» Task details
Starting at the first line of the data, print each line verbatim up to and including the line bearing "(0,0) rectangle (1216,1151);", omitting pictures.
........
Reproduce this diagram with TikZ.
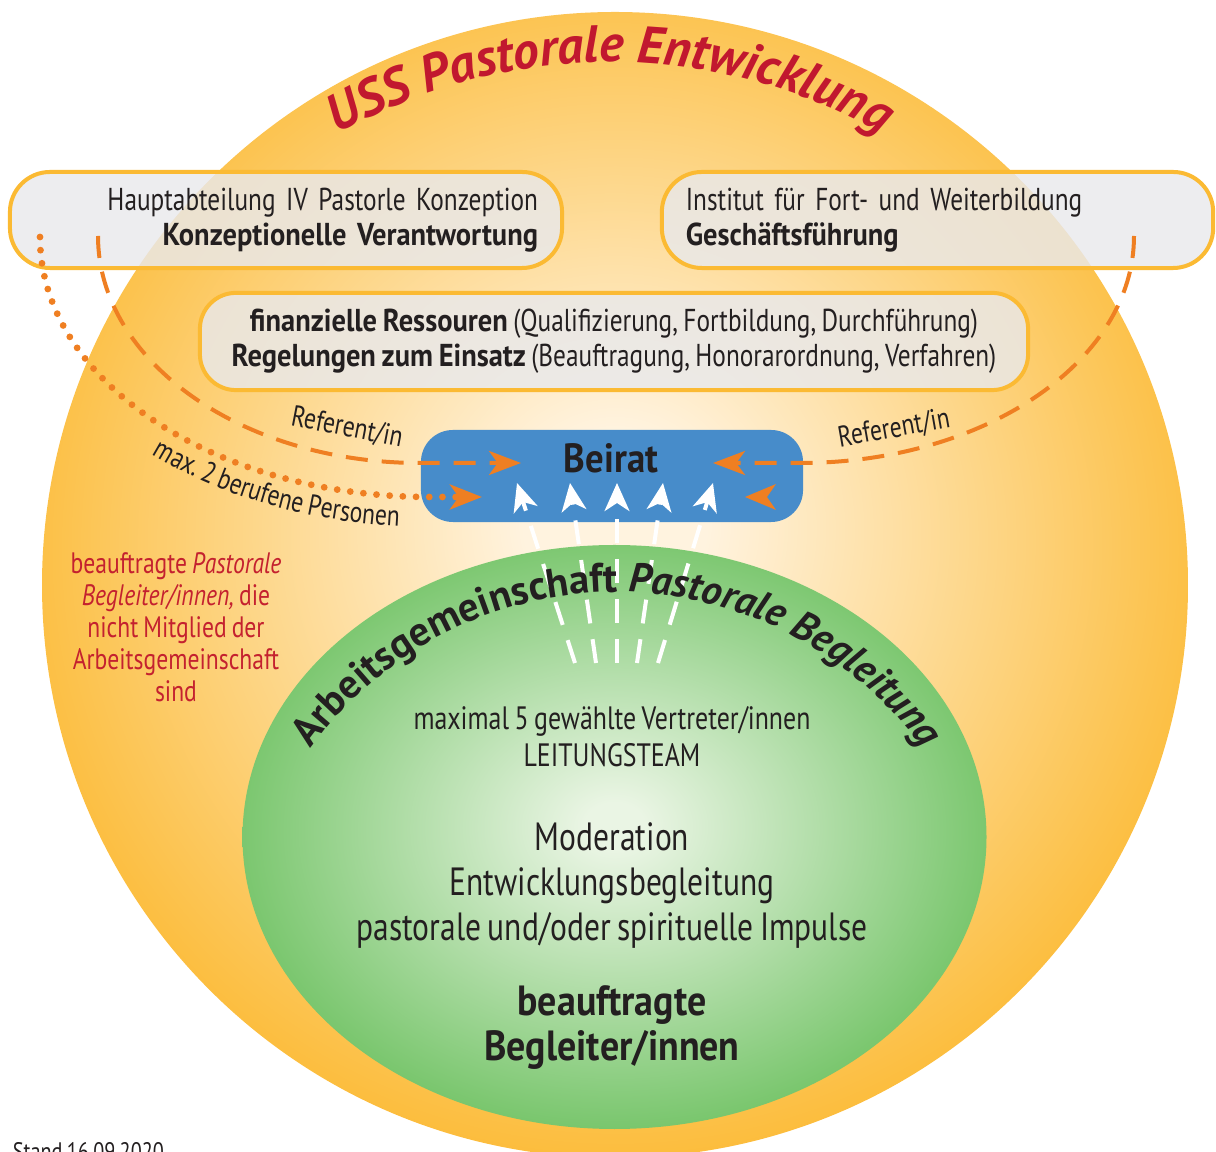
\documentclass[tikz,border=0pt]{standalone}
\usepackage{fontspec}
\setmainfont{PT Sans}[FakeStretch=0.8,WordSpace=0.8,BoldFeatures={FakeStretch=0.9},BoldItalicFeatures={FakeStretch=0.9}]
\newfontfamily\arcfont{PT Sans}
\usetikzlibrary{arrows.meta,decorations.text}

\definecolor{sunedge}{HTML}{FBB21C}
\definecolor{suncore}{HTML}{FFF3DF}
\definecolor{leafedge}{HTML}{55B747}
\definecolor{leafcore}{HTML}{EAF5E4}
\definecolor{boxrim}{HTML}{FBBA33}
\definecolor{boxfill}{HTML}{E9E9EC}
\definecolor{beiratblue}{HTML}{478CCA}
\definecolor{arroworange}{HTML}{EF7F22}
\definecolor{titlered}{HTML}{C1182F}
\definecolor{notered}{HTML}{C4212F}
\definecolor{inkgray}{HTML}{231F20}

\pgfdeclareradialshading{sunglow}{\pgfpoint{0bp}{3bp}}{color(0bp)=(suncore); color(4bp)=(suncore); color(31bp)=(sunedge); color(50bp)=(sunedge)}
\pgfdeclareradialshading{leafglow}{\pgfpoint{0bp}{1bp}}{color(0bp)=(leafcore); color(2bp)=(leafcore); color(33bp)=(leafedge); color(50bp)=(leafedge)}

\begin{document}
\begin{tikzpicture}[
    x=0.025cm, y=0.025cm,
    font=\fontsize{22.5}{25}\selectfont,
    text=inkgray,
    infobox/.style={draw=boxrim,line width=0.1cm,fill=boxfill,fill opacity=0.82,text opacity=1,rounded corners=1cm,minimum height=2.4cm,inner xsep=0.6cm},
    beiratbox/.style={fill=beiratblue,rounded corners=0.8cm,minimum width=9.55cm,minimum height=2.3cm},
    reflink/.style={draw=arroworange,line width=0.1cm,dash pattern=on 0.55cm off 0.35cm,-{Stealth[length=0.8cm,width=0.6cm,inset=0.22cm]}},
    calllink/.style={draw=arroworange,line width=0.17cm,line cap=round,dash pattern=on 0pt off 0.33cm,-{Stealth[length=0.8cm,width=0.62cm,inset=0.22cm]}},
    votelink/.style={draw=white,line width=0.1cm,dash pattern=on 0.6cm off 0.4cm,-{Stealth[length=0.7cm,width=0.62cm,inset=0.2cm]}}
]
\useasboundingbox (0,0) rectangle (1216,1151);

% Sun and leaf
\shade[shading=sunglow] (615,566) circle[radius=573];
\shade[shading=leafglow] (614.5,314) ellipse[x radius=372,y radius=292];

% Boxes
\node[infobox,minimum width=13.8cm,text width=12.6cm,align=right] (hauptabt) at (286,931)
    {Hauptabteilung IV Pastorle Konzeption\\ \textbf{Konzeptionelle Verantwortung}};
\node[infobox,minimum width=13.78cm,text width=12.58cm,align=left] (institut) at (937.5,931)
    {Institut für Fort- und Weiterbildung\\ \textbf{Geschäftsführung}};
\node[infobox,minimum width=20.7cm,minimum height=2.43cm,align=center,rounded corners=0.9cm] (ressourcen) at (614,809.5)
    {\textbf{finanzielle Ressouren} (Qualifizierung, Fortbildung, Durchführung)\\
     \textbf{Regelungen zum Einsatz} (Beauftragung, Honorarordnung, Verfahren)};

% Beirat
\node[beiratbox] (beirat) at (612,675) {};

% Votes from the Arbeitsgemeinschaft
\foreach \bx/\tx [count=\i] in {575/517,596/570,617/617,637/663,658/713}{
    \coordinate (vote\i) at (\bx,488);
    \coordinate (seat\i) at (\tx,668);
    \draw[votelink] (vote\i) -- (seat\i);
}

% Referent/innen and berufene Personen
\coordinate (hauptRef) at (98,915);
\coordinate (beiratRefL) at (521,688);
\coordinate (institutRef) at (1134,915);
\coordinate (beiratRefR) at (713,688);
\coordinate (hauptDot) at (40,914);
\coordinate (beiratDot) at (482,654);
\coordinate (beiratLone) at (745,654);

\draw[reflink] (hauptRef) arc[start angle=180,end angle=270,x radius=322,y radius=227] -- (beiratRefL);
\draw[reflink] (institutRef) arc[start angle=0,end angle=-90,x radius=334,y radius=227] -- (beiratRefR);
\draw[calllink] (hauptDot) arc[start angle=180,end angle=270,x radius=390,y radius=260] -- (beiratDot);
\fill[arroworange] (beiratLone) -- (776,667) -- (767,654) -- (776,641) -- cycle;

\node[rotate=-11,font=\fontsize{21}{24}\selectfont] (refL) at (347,723) {Referent/in};
\node[rotate=10,font=\fontsize{21}{24}\selectfont] (refR) at (894,722) {Referent/in};
\path[decorate,decoration={text along path,text align=center,text color=inkgray,
    text={|\fontsize{21}{24}\selectfont|max. 2 berufene Personen}}]
    (81.8,751.8) arc[start angle=214,end angle=278,x radius=420,y radius=290];

\node[font=\fontsize{29}{32}\selectfont\bfseries] (beirattext) at (611,693) {Beirat};

% Titles on the arcs
\path[decorate,decoration={text along path,text align=center,text color=titlered,
    text={|\arcfont\fontsize{37}{40}\selectfont\bfseries\itshape|USS Pastorale Entwicklung}}]
    (135.4,815) arc[start angle=150,end angle=30,radius=548];
\path[decorate,decoration={text along path,text align=center,text color=inkgray,
    text={|\arcfont\fontsize{29}{32}\selectfont\bfseries|Arbeitsgemeinschaft |\arcfont\fontsize{29}{32}\selectfont\bfseries\itshape|Pastorale Begleitung}}]
    (262.7,310.9) arc[start angle=160,end angle=20,radius=377];

% Outside the Arbeitsgemeinschaft
\node[text=notered,align=center,font=\fontsize{21}{22.8}\selectfont] (aussen) at (176,524)
    {beauftragte \textit{Pastorale}\\ \textit{Begleiter/innen,} die\\ nicht Mitglied der\\ Arbeitsgemeinschaft\\ sind};

% Inside the Arbeitsgemeinschaft
\node[align=center,font=\fontsize{23}{26.3}\selectfont] (leitung) at (612,414.5)
    {maximal 5 gewählte Vertreter/innen\\ LEITUNGSTEAM};
\node[align=center,font=\fontsize{28}{32}\selectfont] (aufgaben) at (612,266)
    {Moderation\\ Entwicklungsbegleitung\\ pastorale und/oder spirituelle Impulse};
\node[align=center,font=\fontsize{30}{32}\selectfont\bfseries] (begleiter) at (612,123.5)
    {beauftragte\\ Begleiter/innen};

\node[anchor=base west,font=\fontsize{18}{20}\selectfont] (stand) at (8,-9) {Stand 16.09.2020};
\end{tikzpicture}
\end{document}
........
» The output
Reproduce this diagram with TikZ.
\documentclass[tikz,border=0pt]{standalone}
\usepackage{fontspec}
\setmainfont{PT Sans}[FakeStretch=0.8,WordSpace=0.8,BoldFeatures={FakeStretch=0.9},BoldItalicFeatures={FakeStretch=0.9}]
\newfontfamily\arcfont{PT Sans}
\usetikzlibrary{arrows.meta,decorations.text}

\definecolor{sunedge}{HTML}{FBB21C}
\definecolor{suncore}{HTML}{FFF3DF}
\definecolor{leafedge}{HTML}{55B747}
\definecolor{leafcore}{HTML}{EAF5E4}
\definecolor{boxrim}{HTML}{FBBA33}
\definecolor{boxfill}{HTML}{E9E9EC}
\definecolor{beiratblue}{HTML}{478CCA}
\definecolor{arroworange}{HTML}{EF7F22}
\definecolor{titlered}{HTML}{C1182F}
\definecolor{notered}{HTML}{C4212F}
\definecolor{inkgray}{HTML}{231F20}

\pgfdeclareradialshading{sunglow}{\pgfpoint{0bp}{3bp}}{color(0bp)=(suncore); color(4bp)=(suncore); color(31bp)=(sunedge); color(50bp)=(sunedge)}
\pgfdeclareradialshading{leafglow}{\pgfpoint{0bp}{1bp}}{color(0bp)=(leafcore); color(2bp)=(leafcore); color(33bp)=(leafedge); color(50bp)=(leafedge)}

\begin{document}
\begin{tikzpicture}[
    x=0.025cm, y=0.025cm,
    font=\fontsize{22.5}{25}\selectfont,
    text=inkgray,
    infobox/.style={draw=boxrim,line width=0.1cm,fill=boxfill,fill opacity=0.82,text opacity=1,rounded corners=1cm,minimum height=2.4cm,inner xsep=0.6cm},
    beiratbox/.style={fill=beiratblue,rounded corners=0.8cm,minimum width=9.55cm,minimum height=2.3cm},
    reflink/.style={draw=arroworange,line width=0.1cm,dash pattern=on 0.55cm off 0.35cm,-{Stealth[length=0.8cm,width=0.6cm,inset=0.22cm]}},
    calllink/.style={draw=arroworange,line width=0.17cm,line cap=round,dash pattern=on 0pt off 0.33cm,-{Stealth[length=0.8cm,width=0.62cm,inset=0.22cm]}},
    votelink/.style={draw=white,line width=0.1cm,dash pattern=on 0.6cm off 0.4cm,-{Stealth[length=0.7cm,width=0.62cm,inset=0.2cm]}}
]
\useasboundingbox (0,0) rectangle (1216,1151);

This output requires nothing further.